— Directive —
Set the lines down again exactly, first line through the line that contains "VANISH_DIST = 6500", with no pictures.

* START *

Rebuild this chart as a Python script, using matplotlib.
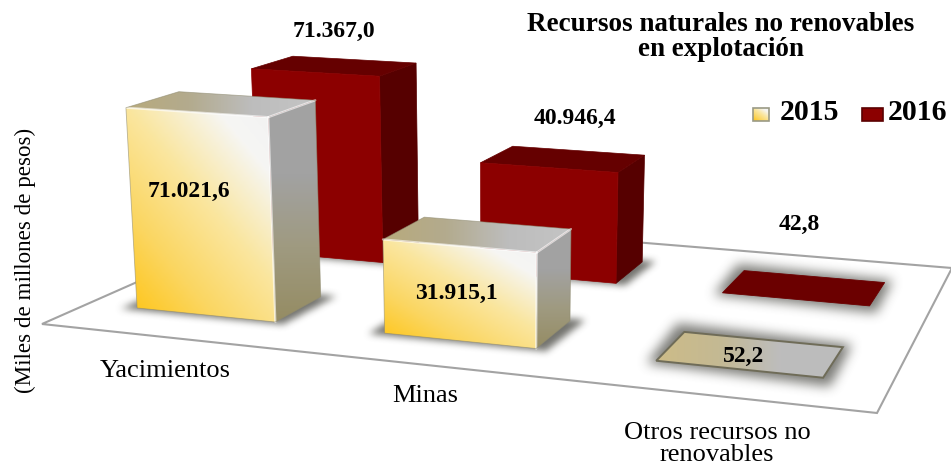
import numpy as np
import matplotlib
matplotlib.use("Agg")
import matplotlib.pyplot as plt
from matplotlib.colors import LinearSegmentedColormap, to_rgb
from matplotlib.patches import Polygon
from matplotlib.path import Path

plt.rcParams["font.family"] = ["Liberation Serif", "DejaVu Serif"]

# data
categories = ["Yacimientos", "Minas", "Otros recursos no\nrenovables"]
years = ["2015", "2016"]
values_2015 = [71021.6, 31915.1, 52.2]
values_2016 = [71367.0, 40946.4, 42.8]

W, H = 951, 470

# floor homography: corners of the floor, in figure pixels
FLOOR = [(42, 324), (877, 413), (952, 268), (291, 214)]
U_START = 0.068      # left edge of first group
U_STEP = 0.3335      # group spacing
U_WIDTH = 0.19       # bar width
V_FRONT = {"2015": 0.155, "2016": 0.64}
V_DEPTH = 0.19
VANISH_X = 500
VANISH_DIST = 6500

# gold/grey shading of the 2015 bars
GOLD = LinearSegmentedColormap.from_list(
    "gold", [(0, "#FFC30F"), (0.28, "#FBD661"), (0.55, "#FAE69F"), (0.82, "#F6F6F4"), (1, "#F2F2F2")])
SIDE = LinearSegmentedColormap.from_list("side", ["#958C63", "#9F9A80", "#A2A2A2", "#A3A3A3"])
TOP = LinearSegmentedColormap.from_list("top", ["#B8AA7C", "#B3AB8E", "#BDBDBD", "#C4C4C4"])
FLAT = LinearSegmentedColormap.from_list("flat", ["#CDBC88", "#C4B993", "#BDBDBD", "#BCBCBC"])


def make_floor():
    (x0, y0), (x1, y1), (x2, y2), (x3, y3) = FLOOR
    dx1, dy1 = x1 - x2, y1 - y2
    dx2, dy2 = x3 - x2, y3 - y2
    sx, sy = x0 - x1 + x2 - x3, y0 - y1 + y2 - y3
    det = dx1 * dy2 - dy1 * dx2
    g = (sx * dy2 - sy * dx2) / det
    h = (dx1 * sy - dy1 * sx) / det
    return np.array([[x1 - x0 + g * x1, x3 - x0 + h * x3, x0],
                     [y1 - y0 + g * y1, y3 - y0 + h * y3, y0],
                     [g, h, 1.0]])


HOMO = make_floor()


def project(u, v, value=0.0):
    """Floor position (u, v) and bar value to a figure pixel."""
    px = HOMO @ np.array([u, v, 1.0])
    x, y = px[0] / px[2], px[1] / px[2]
    height = value * 4.6e-6 * (y + 305)
    return (x + (x - VANISH_X) / VANISH_DIST * height, y - height)


def shade(ax, quad, cmap, angle, zorder):
    """Fill a quad with a gradient running along angle (degrees)."""
    pts = np.array(quad)
    x0, y0 = pts.min(axis=0)
    x1, y1 = pts.max(axis=0)
    xx, yy = np.meshgrid(np.linspace(0, 1, 128), np.linspace(0, 1, 128))
    a = np.radians(angle)
    t = (xx * np.cos(a) + yy * np.sin(a))
    t = (t - t.min()) / (t.max() - t.min())
    # row 0 is the bottom in the image so that angle 90 runs upwards
    img = ax.imshow(t, cmap=cmap, extent=(x0, x1, y1, y0), origin="lower", vmin=0, vmax=1,
                    aspect="auto", zorder=zorder, interpolation="bilinear")
    clip = Polygon(quad, closed=True, transform=ax.transData, fc="none", ec="none")
    ax.add_patch(clip)
    img.set_clip_path(clip)


def blur(a, r):
    kernel = np.ones(2 * r + 1) / (2 * r + 1)
    for _ in range(3):
        a = np.apply_along_axis(lambda m: np.convolve(m, kernel, mode="same"), 0, a)
        a = np.apply_along_axis(lambda m: np.convolve(m, kernel, mode="same"), 1, a)
    return a


def footprint(i, year):
    u0 = U_START + i * U_STEP
    u1 = u0 + U_WIDTH
    v0 = V_FRONT[year]
    v1 = v0 + V_DEPTH
    return u0, u1, v0, v1


def bar_corners(i, year, value):
    u0, u1, v0, v1 = footprint(i, year)
    return dict(
        fl=project(u0, v0), fr=project(u1, v0), br=project(u1, v1),
        tfl=project(u0, v0, value), tfr=project(u1, v0, value),
        tbr=project(u1, v1, value), tbl=project(u0, v1, value))


def draw_shadows(ax):
    yy, xx = np.mgrid[0:H, 0:W]
    grid = np.column_stack([xx.ravel() + 0.5, yy.ravel() + 0.5])
    alpha = np.zeros((H, W))
    for year, vals in zip(years, (values_2015, values_2016)):
        for i, val in enumerate(vals):
            u0, u1, v0, v1 = footprint(i, year)
            pts = np.array([project(u0, v0), project(u1, v0), project(u1, v1), project(u0, v1)])
            flat = val < 1000
            # widen the footprint, the shadow spills past the bar
            centre = pts.mean(axis=0)
            spread = np.array([1.10, 1.38]) if flat else np.array([1.17, 1.12])
            wide = centre + (pts - centre) * spread
            mask = Path(np.vstack([wide, wide[:1]])).contains_points(grid).reshape(H, W).astype(float)
            alpha = np.maximum(alpha, blur(mask, 5 if flat else 3) * (0.75 if flat else 0.8))
    rgba = np.zeros((H, W, 4))
    rgba[..., :3] = to_rgb("#50504A")
    rgba[..., 3] = alpha
    ax.imshow(rgba, extent=(0, W, H, 0), origin="upper", aspect="auto", zorder=2)


def draw_gold_bar(ax, i, value, zorder):
    c = bar_corners(i, "2015", value)
    if value < 1000:
        u0, u1, v0, v1 = footprint(i, "2015")
        quad = [project(u0, v0), project(u1, v0), project(u1, v1), project(u0, v1)]
        shade(ax, quad, FLAT, 0, zorder)
        ax.add_patch(Polygon(quad, closed=True, fc="none", ec="#6F6C58", lw=1.4, zorder=zorder + 0.1))
        return
    shade(ax, [c["fr"], c["br"], c["tbr"], c["tfr"]], SIDE, 90, zorder)
    shade(ax, [c["tfl"], c["tfr"], c["tbr"], c["tbl"]], TOP, 0, zorder)
    shade(ax, [c["fl"], c["fr"], c["tfr"], c["tfl"]], GOLD, 50, zorder + 0.1)
    # bevel highlights along the top edges
    for a, b in ((c["tfl"], c["tfr"]), (c["tfr"], c["tbr"]), (c["tfr"], c["fr"])):
        ax.plot([a[0], b[0]], [a[1], b[1]], color="white", lw=1.6, alpha=0.6, zorder=zorder + 0.2,
                solid_capstyle="round")
    outline = [c["fl"], c["fr"], c["br"], c["tbr"], c["tbl"], c["tfl"]]
    ax.add_patch(Polygon(outline, closed=True, fc="none", ec="#8E8A70", lw=0.6, alpha=0.6,
                         zorder=zorder + 0.3))


def draw_red_bar(ax, i, value, zorder):
    c = bar_corners(i, "2016", value)
    if value < 1000:
        u0, u1, v0, v1 = footprint(i, "2016")
        quad = [project(u0, v0), project(u1, v0), project(u1, v1), project(u0, v1)]
        ax.add_patch(Polygon(quad, closed=True, fc="#6B0000", ec="#6B0000", lw=0.6, zorder=zorder))
        return
    ax.add_patch(Polygon([c["fr"], c["br"], c["tbr"], c["tfr"]], closed=True, fc="#560000",
                         ec="#560000", lw=0.5, zorder=zorder))
    ax.add_patch(Polygon([c["tfl"], c["tfr"], c["tbr"], c["tbl"]], closed=True, fc="#650000",
                         ec="#650000", lw=0.5, zorder=zorder))
    ax.add_patch(Polygon([c["fl"], c["fr"], c["tfr"], c["tfl"]], closed=True, fc="#8C0000",
                         ec="#8C0000", lw=0.5, zorder=zorder + 0.1))


def fmt(v):
    return f"{v:,.1f}".replace(",", "#").replace(".", ",").replace("#", ".")


fig = plt.figure(figsize=(W / 100, H / 100), dpi=100, facecolor="white")
ax = fig.add_axes([0, 0, 1, 1])

# floor outline
ax.add_patch(Polygon(FLOOR, closed=True, fc="white", ec="#A3A3A3", lw=1.5, zorder=1))
draw_shadows(ax)

for i, val in enumerate(values_2016):
    draw_red_bar(ax, i, val, 3 + i * 0.5)
for i, val in enumerate(values_2015):
    draw_gold_bar(ax, i, val, 5 + i)

# value labels
label_pos_2015 = [(189, 191), (456, 293), (744, 356)]
label_pos_2016 = [(334, 31), (575, 118), (799, 224)]
for vals, places in ((values_2015, label_pos_2015), (values_2016, label_pos_2016)):
    for val, (x, y) in zip(vals, places):
        ax.text(x, y, fmt(val), ha="center", va="center", fontsize=17, fontweight="bold",
                color="black", zorder=10)

# category labels
cat_pos = [(165, 371), (425, 396), (717, 444)]
for name, (x, y) in zip(categories, cat_pos):
    ax.text(x, y, name, ha="center", va="center", fontsize=19, linespacing=1.0, zorder=10)

ax.text(721, 37, "Recursos naturales no renovables\nen explotación", ha="center", va="center",
        fontsize=19.5, fontweight="bold", linespacing=1.05, zorder=10)
ax.text(25, 260, "(Miles de millones de pesos)", rotation=90, ha="center", va="center",
        fontsize=16.6, zorder=10)

# legend
shade(ax, [(753, 108), (769, 108), (769, 121), (753, 121)], GOLD, 50, 10)
ax.add_patch(Polygon([(753, 108), (769, 108), (769, 121), (753, 121)], closed=True, fc="none",
                     ec="#9A9A85", lw=1.2, zorder=11))
ax.add_patch(Polygon([(862, 108), (883, 108), (883, 121), (862, 121)], closed=True, fc="#8C0000",
                     ec="#5A0000", lw=1.2, zorder=11))
ax.text(780, 113, years[0], ha="left", va="center", fontsize=21.5, fontweight="bold", zorder=11)
ax.text(888, 113, years[1], ha="left", va="center", fontsize=21.5, fontweight="bold", zorder=11)

ax.set_xlim(0, W)
ax.set_ylim(H, 0)
ax.axis("off")
fig.savefig("out.png", dpi=100)
plt.close(fig)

* END *

— Output for this exercise —
Rebuild this chart as a Python script, using matplotlib.
import numpy as np
import matplotlib
matplotlib.use("Agg")
import matplotlib.pyplot as plt
from matplotlib.colors import LinearSegmentedColormap, to_rgb
from matplotlib.patches import Polygon
from matplotlib.path import Path

plt.rcParams["font.family"] = ["Liberation Serif", "DejaVu Serif"]

# data
categories = ["Yacimientos", "Minas", "Otros recursos no\nrenovables"]
years = ["2015", "2016"]
values_2015 = [71021.6, 31915.1, 52.2]
values_2016 = [71367.0, 40946.4, 42.8]

W, H = 951, 470

# floor homography: corners of the floor, in figure pixels
FLOOR = [(42, 324), (877, 413), (952, 268), (291, 214)]
U_START = 0.068      # left edge of first group
U_STEP = 0.3335      # group spacing
U_WIDTH = 0.19       # bar width
V_FRONT = {"2015": 0.155, "2016": 0.64}
V_DEPTH = 0.19
VANISH_X = 500
VANISH_DIST = 6500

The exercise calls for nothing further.